〈資料写真〉2023年11月3日、おはら祭でそろいの法被を着て踊る「世界平和統一家庭連合鹿児島」の踊り連=鹿児島市
「解散は当然」「被害者救済につなげて」。世界平和統一家庭連合(旧統一教会)への25日の解散命令決定を受け、鹿児島県内では東京地裁の判断を評価する声が聞かれた。ただ、霊感商法や高額献金が指摘される教団の実態を変えることができるかは見通せず、懐疑的な意見もあった。
韓国での合同結婚式に参加した旧統一教会の信者を兄に持つ県内の60代女性は「信者がいる限り、献金などの問題も続くのではないか。数年したら信者が再び集まって違う組織ができると思う」と指摘した。
兄は祖母ら親族数人に「困っているから助けて」とつぼを売っていたという。「一つ10万円はしていたはず。自分に迷惑がかかったことはないが、献金できなければ土地などを取られないかと気にする家族もいた」と振り返った。
鹿児島市の女性教員(42)は「ようやく、やっと、という感じ。安倍晋三元首相の銃撃事件がなければ、教会のことを知る機会はなかった。今もずるずる苦しめられている人がいることを思うと、救済に向けた一歩になる」。霧島市の自営業の女性(45)は「宗教2世とされる子どもたちが強制的に入信させられるなど、信教の自由の観点からも間違っていた。
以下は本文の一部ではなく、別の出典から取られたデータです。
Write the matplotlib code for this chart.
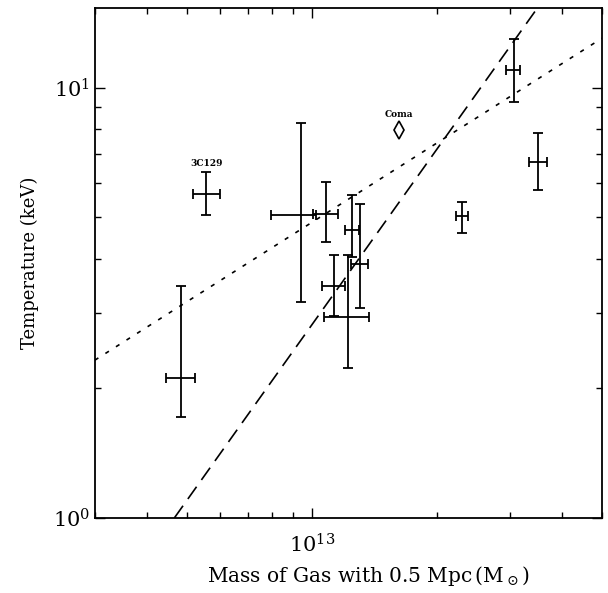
import numpy as np
import matplotlib
matplotlib.use("Agg")
import matplotlib.pyplot as plt
from matplotlib import ticker

plt.rcParams.update({"font.family": "serif",
                     "font.serif": ["DejaVu Serif"],
                     "mathtext.fontset": "dejavuserif"})

# gas mass within 0.5 Mpc (Msun) and temperature (keV), with error ranges
mgas = np.array([4.85e12, 5.57e12, 9.39e12, 1.082e13, 1.25e13, 1.129e13,
                 1.22e13, 1.306e13, 3.07e13, 3.51e13, 2.30e13])
mgas_lo = np.array([4.44e12, 5.18e12, 7.98e12, 1.006e13, 1.202e13, 1.059e13,
                    1.069e13, 1.243e13, 2.94e13, 3.34e13, 2.23e13])
mgas_hi = np.array([5.24e12, 6.00e12, 1.024e13, 1.155e13, 1.302e13, 1.204e13,
                    1.371e13, 1.368e13, 3.18e13, 3.69e13, 2.38e13])
temp = np.array([2.12, 5.65, 5.06, 5.09, 4.66, 3.45, 2.93, 3.90, 11.0, 6.72, 5.02])
temp_lo = np.array([1.72, 5.05, 3.17, 4.38, 4.03, 2.95, 2.23, 3.07, 9.25, 5.77, 4.58])
temp_hi = np.array([3.46, 6.37, 8.25, 6.03, 5.62, 4.08, 4.09, 5.35, 12.97, 7.82, 5.42])
names = ["", "3C129", "", "", "", "", "", "", "", "", ""]

# Coma, plotted separately
coma_m = 1.62e13
coma_t = 7.95

# power-law fits T = norm * (M / 1e13)^slope
fit_dash = (2.81, 1.354)
fit_dot = (4.86, 0.612)

fig = plt.figure(figsize=(6.08, 5.93), dpi=100)
ax = fig.add_axes([0.156, 0.1265, 0.834, 0.86])

ax.errorbar(mgas, temp,
            xerr=[mgas - mgas_lo, mgas_hi - mgas],
            yerr=[temp - temp_lo, temp_hi - temp],
            fmt='none', ecolor='black', elinewidth=1.3, capsize=3.5, capthick=1.3)

for k in range(len(names)):
    if names[k]:
        ax.annotate(names[k], (mgas[k], temp_hi[k]), xytext=(0, 3),
                    textcoords='offset points', ha='center', va='bottom',
                    fontsize=6.5, fontweight='bold')

ax.plot([coma_m], [coma_t], marker='d', markersize=9, mfc='white',
        mec='black', mew=1.2, ls='none')
ax.annotate("Coma", (coma_m, coma_t), xytext=(0, 8), textcoords='offset points',
            ha='center', va='bottom', fontsize=6.5, fontweight='bold')

xmin, xmax = 3.0e12, 5.0e13
ymin, ymax = 1.0, 15.3
mm = np.logspace(np.log10(xmin), np.log10(xmax), 200)
ax.plot(mm, fit_dash[0] * (mm / 1e13) ** fit_dash[1], color='black', lw=1.2,
        ls=(0, (9, 5)))
ax.plot(mm, fit_dot[0] * (mm / 1e13) ** fit_dot[1], color='black', lw=1.2,
        ls=(0, (2.5, 5)))

ax.set_xscale('log')
ax.set_yscale('log')
ax.set_xlim(xmin, xmax)
ax.set_ylim(ymin, ymax)
ax.xaxis.set_minor_formatter(ticker.NullFormatter())
ax.yaxis.set_minor_formatter(ticker.NullFormatter())
ax.tick_params(which='both', direction='in', top=True, right=True, labelsize=15)
ax.tick_params(axis='x', which='major', pad=11)
ax.tick_params(which='major', length=7, width=1)
ax.tick_params(which='minor', length=4, width=1)
for s in ax.spines.values():
    s.set_linewidth(1.3)

ax.set_xlabel(r"Mass of Gas with 0.5 Mpc$\,$(M$_\odot$)", fontsize=14.5)
ax.xaxis.set_label_coords(0.54, -0.09)
ax.set_ylabel("Temperature (keV)", fontsize=13, labelpad=10)

fig.savefig("out.png", dpi=100)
解散命令は子どもたちのためにも良かった」と評価した。
鹿屋市の団体役員の男性(75)は「憲法で信教の自由が保障されている以上、判断が難しかったと思う。本来、宗教団体へ解散命令など出すべきではない」とした上で、「被害を訴える人が多数いる社会情勢を鑑みると(命令は)間違っていない。常識を超えた額の献金を募り、親の信仰に子どもが巻き込まれる事例もある。本来の宗教のあり方とは言えない」と断じた。
■県内信者、疎外を懸念
東京地裁が世界平和統一家庭連合(旧統一教会)に解散を命じたことについて、鹿児島家庭教会(鹿児島市)の川原史行教会長(40)は25日、「非常に重い判断だ」と受け止めた。高額献金や霊感商法は「過去、やり過ぎた部分があったのかもしれない。真摯(しんし)に受け止め反省する」と述べた。教団本部の今後の方針を見守るという。
川原教会長によると、県内には約700人の信者がいる。鹿児島の教会は、昨年10月に同市であったおはら祭(同祭振興会主催)への参加を拒否された。理由は非公表。川原教会長は「解散命令が出たことで、信仰を離れた市民生活でも社会からの疎外が進むのではないか」と懸念。「宗教法人格を失っても信仰は守られるとされるが、体制がなくなれば皆で信仰を続けるのは容易ではない」と話した。
市内の女性信者(68)は「解散命令は残念。国家から否定された気分だ」と話した。